- _What is expected_: Transcribe all of the material exactly. Any picture in it should be left out.

- _Material_:
::::
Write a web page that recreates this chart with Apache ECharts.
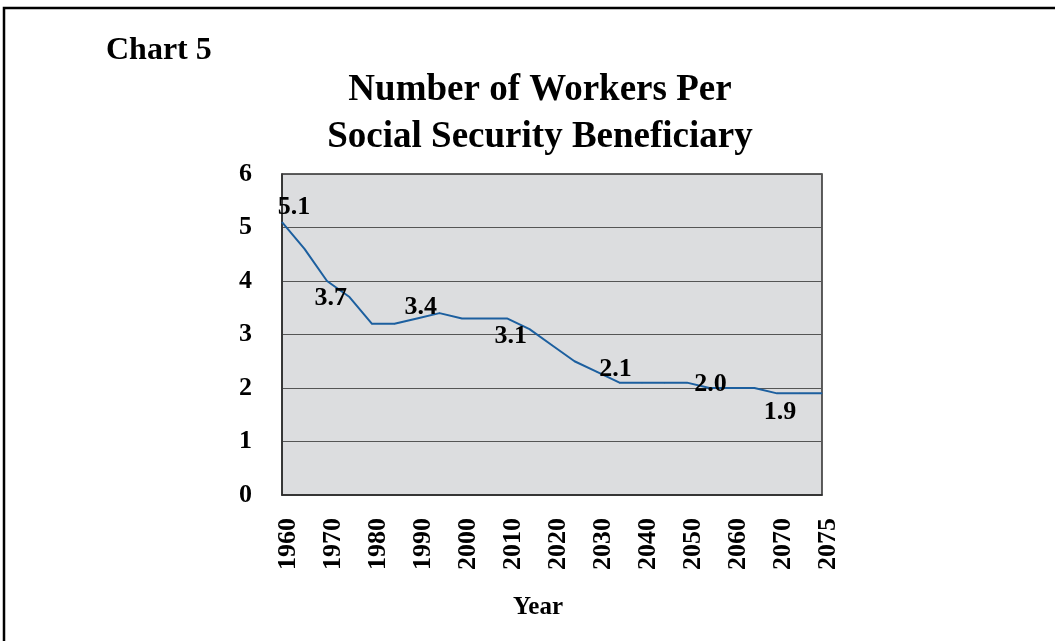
<!DOCTYPE html>
<html>
<head>
<meta charset="utf-8">
<title>Number of Workers Per Social Security Beneficiary</title>
<script src="https://cdn.jsdelivr.net/npm/echarts@6/dist/echarts.min.js"></script>
<style>
  html, body { margin: 0; padding: 0; background: #ffffff; }
  #chart { width: 1055px; height: 641px; }
</style>
</head>
<body>
<div id="chart"></div>
<script>
// Years along the horizontal axis (5-year steps; every other one is labelled)
const years = [
  '1960', '1965', '1970', '1975', '1980', '1985', '1990', '1995',
  '2000', '2005', '2010', '2015', '2020', '2025', '2030', '2035',
  '2040', '2045', '2050', '2055', '2060', '2065', '2070', '2073', '2075'
];

// Workers per beneficiary for each year above
const workersPerBeneficiary = [
  5.1, 4.6, 4.0, 3.7, 3.2, 3.2, 3.3, 3.4,
  3.3, 3.3, 3.3, 3.1, 2.8, 2.5, 2.3, 2.1,
  2.1, 2.1, 2.1, 2.0, 2.0, 2.0, 1.9, 1.9, 1.9
];

// Indices of the points whose value is written on the chart
const labelledPoints = [0, 3, 7, 11, 15, 19, 22];

// Vertical axis ticks
const yTicks = [0, 1, 2, 3, 4, 5, 6];

const SERIF = "'Liberation Serif', 'Times New Roman', serif";
const LINE_BLUE = '#1c5f9f';

// Where each value label sits relative to its point
const labelPlacement = {
  0:  { position: 'top',    offset: [12, 4] },
  3:  { position: 'left',   offset: [3, 1] },
  7:  { position: 'left',   offset: [3, -6] },
  11: { position: 'left',   offset: [3, 7] },
  15: { position: 'top',    offset: [-4, 5] },
  19: { position: 'inside', offset: [1, -4] },
  22: { position: 'bottom', offset: [3, 0] }
};

const seriesData = workersPerBeneficiary.map((v, i) => {
  if (!labelledPoints.includes(i)) return v;
  const p = labelPlacement[i];
  return {
    value: v,
    label: {
      show: true,
      position: p.position,
      offset: p.offset,
      distance: 5,
      formatter: (d) => Number(d.value).toFixed(1),
      color: '#000',
      fontFamily: SERIF,
      fontWeight: 'bold',
      fontSize: 26
    }
  };
});

const chart = echarts.init(document.getElementById('chart'), null, { renderer: 'canvas' });

chart.setOption({
  backgroundColor: '#ffffff',
  animation: false,
  title: [
    {
      text: 'Chart 5',
      left: 101,
      top: 30,
      textStyle: { fontFamily: SERIF, fontWeight: 'bold', fontSize: 32, color: '#000' }
    },
    {
      text: 'Number of Workers Per\nSocial Security Beneficiary',
      left: 535,
      top: 62,
      textAlign: 'center',
      textStyle: {
        fontFamily: SERIF, fontWeight: 'bold', fontSize: 37,
        lineHeight: 47, color: '#000'
      }
    }
  ],
  graphic: [
    {
      // outer frame around the whole exhibit
      type: 'rect',
      shape: { x: 4, y: 8, width: 1200, height: 800 },
      style: { fill: null, stroke: '#000', lineWidth: 2.5 },
      silent: true
    }
  ],
  grid: {
    left: 282,
    right: 233,
    top: 174,
    bottom: 146,
    show: true,
    backgroundColor: '#dcdddf',
    borderColor: '#2b2b2b',
    borderWidth: 1.5
  },
  xAxis: {
    type: 'category',
    data: years,
    boundaryGap: false,
    name: 'Year',
    nameLocation: 'middle',
    nameGap: 113,
    nameTextStyle: {
      fontFamily: SERIF, fontWeight: 'bold', fontSize: 25, color: '#000',
      verticalAlign: 'middle',
      padding: [0, 28, 0, 0]
    },
    axisLine: { show: true, lineStyle: { color: '#2b2b2b', width: 1.5 } },
    axisTick: { show: false },
    splitLine: { show: false },
    axisLabel: {
      interval: (i) => i % 2 === 0,
      rotate: 90,
      margin: 23,
      formatter: (v) => '{yr|' + v + '}',
      rich: {
        yr: {
          fontFamily: SERIF,
          fontWeight: 'bold',
          fontSize: 26,
          color: '#000',
          padding: [12, 0, 0, 0]
        }
      }
    }
  },
  yAxis: {
    type: 'value',
    min: yTicks[0],
    max: yTicks[yTicks.length - 1],
    interval: 1,
    axisLine: { show: true, lineStyle: { color: '#2b2b2b', width: 1.5 } },
    axisTick: { show: false },
    splitLine: { show: true, lineStyle: { color: '#555555', width: 1 } },
    axisLabel: {
      margin: 30,
      fontFamily: SERIF,
      fontWeight: 'bold',
      fontSize: 26,
      color: '#000'
    }
  },
  series: [
    {
      type: 'line',
      data: seriesData,
      symbol: 'circle',
      symbolSize: 1,
      showSymbol: true,
      lineStyle: { color: LINE_BLUE, width: 2 },
      itemStyle: { color: LINE_BLUE },
      z: 3
    }
  ]
});
</script>
</body>
</html>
::::
- _Result for this task_:
Write a web page that recreates this chart with Apache ECharts.
<!DOCTYPE html>
<html>
<head>
<meta charset="utf-8">
<title>Number of Workers Per Social Security Beneficiary</title>
<script src="https://cdn.jsdelivr.net/npm/echarts@6/dist/echarts.min.js"></script>
<style>
  html, body { margin: 0; padding: 0; background: #ffffff; }
  #chart { width: 1055px; height: 641px; }
</style>
</head>
<body>
<div id="chart"></div>
<script>
// Years along the horizontal axis (5-year steps; every other one is labelled)
const years = [
  '1960', '1965', '1970', '1975', '1980', '1985', '1990', '1995',
  '2000', '2005', '2010', '2015', '2020', '2025', '2030', '2035',
  '2040', '2045', '2050', '2055', '2060', '2065', '2070', '2073', '2075'
];

// Workers per beneficiary for each year above
const workersPerBeneficiary = [
  5.1, 4.6, 4.0, 3.7, 3.2, 3.2, 3.3, 3.4,
  3.3, 3.3, 3.3, 3.1, 2.8, 2.5, 2.3, 2.1,
  2.1, 2.1, 2.1, 2.0, 2.0, 2.0, 1.9, 1.9, 1.9
];

// Indices of the points whose value is written on the chart
const labelledPoints = [0, 3, 7, 11, 15, 19, 22];

// Vertical axis ticks
const yTicks = [0, 1, 2, 3, 4, 5, 6];

const SERIF = "'Liberation Serif', 'Times New Roman', serif";
const LINE_BLUE = '#1c5f9f';

// Where each value label sits relative to its point
const labelPlacement = {
  0:  { position: 'top',    offset: [12, 4] },
  3:  { position: 'left',   offset: [3, 1] },
  7:  { position: 'left',   offset: [3, -6] },
  11: { position: 'left',   offset: [3, 7] },
  15: { position: 'top',    offset: [-4, 5] },
  19: { position: 'inside', offset: [1, -4] },
  22: { position: 'bottom', offset: [3, 0] }
};

const seriesData = workersPerBeneficiary.map((v, i) => {
  if (!labelledPoints.includes(i)) return v;
  const p = labelPlacement[i];
  return {
    value: v,
    label: {
      show: true,
      position: p.position,
      offset: p.offset,
      distance: 5,
      formatter: (d) => Number(d.value).toFixed(1),
      color: '#000',
      fontFamily: SERIF,
      fontWeight: 'bold',
      fontSize: 26
    }
  };
});

const chart = echarts.init(document.getElementById('chart'), null, { renderer: 'canvas' });

chart.setOption({
  backgroundColor: '#ffffff',
  animation: false,
  title: [
    {
      text: 'Chart 5',
      left: 101,
      top: 30,
      textStyle: { fontFamily: SERIF, fontWeight: 'bold', fontSize: 32, color: '#000' }
    },
    {
      text: 'Number of Workers Per\nSocial Security Beneficiary',
      left: 535,
      top: 62,
      textAlign: 'center',
      textStyle: {
        fontFamily: SERIF, fontWeight: 'bold', fontSize: 37,
        lineHeight: 47, color: '#000'
      }
    }
  ],
  graphic: [
    {
      // outer frame around the whole exhibit
      type: 'rect',
      shape: { x: 4, y: 8, width: 1200, height: 800 },
      style: { fill: null, stroke: '#000', lineWidth: 2.5 },
      silent: true
    }
  ],
  grid: {
    left: 282,
    right: 233,
    top: 174,
    bottom: 146,
    show: true,
    backgroundColor: '#dcdddf',
    borderColor: '#2b2b2b',
    borderWidth: 1.5
  },
  xAxis: {
    type: 'category',
    data: years,
    boundaryGap: false,
    name: 'Year',
    nameLocation: 'middle',
    nameGap: 113,
    nameTextStyle: {
      fontFamily: SERIF, fontWeight: 'bold', fontSize: 25, color: '#000',
      verticalAlign: 'middle',
      padding: [0, 28, 0, 0]
    },
    axisLine: { show: true, lineStyle: { color: '#2b2b2b', width: 1.5 } },
    axisTick: { show: false },
    splitLine: { show: false },
    axisLabel: {
      interval: (i) => i % 2 === 0,
      rotate: 90,
      margin: 23,
      formatter: (v) => '{yr|' + v + '}',
      rich: {
        yr: {
          fontFamily: SERIF,
          fontWeight: 'bold',
          fontSize: 26,
          color: '#000',
          padding: [12, 0, 0, 0]
        }
      }
    }
  },
  yAxis: {
    type: 'value',
    min: yTicks[0],
    max: yTicks[yTicks.length - 1],
    interval: 1,
    axisLine: { show: true, lineStyle: { color: '#2b2b2b', width: 1.5 } },
    axisTick: { show: false },
    splitLine: { show: true, lineStyle: { color: '#555555', width: 1 } },
    axisLabel: {
      margin: 30,
      fontFamily: SERIF,
      fontWeight: 'bold',
      fontSize: 26,
      color: '#000'
    }
  },
  series: [
    {
      type: 'line',
      data: seriesData,
      symbol: 'circle',
      symbolSize: 1,
      showSymbol: true,
      lineStyle: { color: LINE_BLUE, width: 2 },
      itemStyle: { color: LINE_BLUE },
      z: 3
    }
  ]
});
</script>
</body>
</html>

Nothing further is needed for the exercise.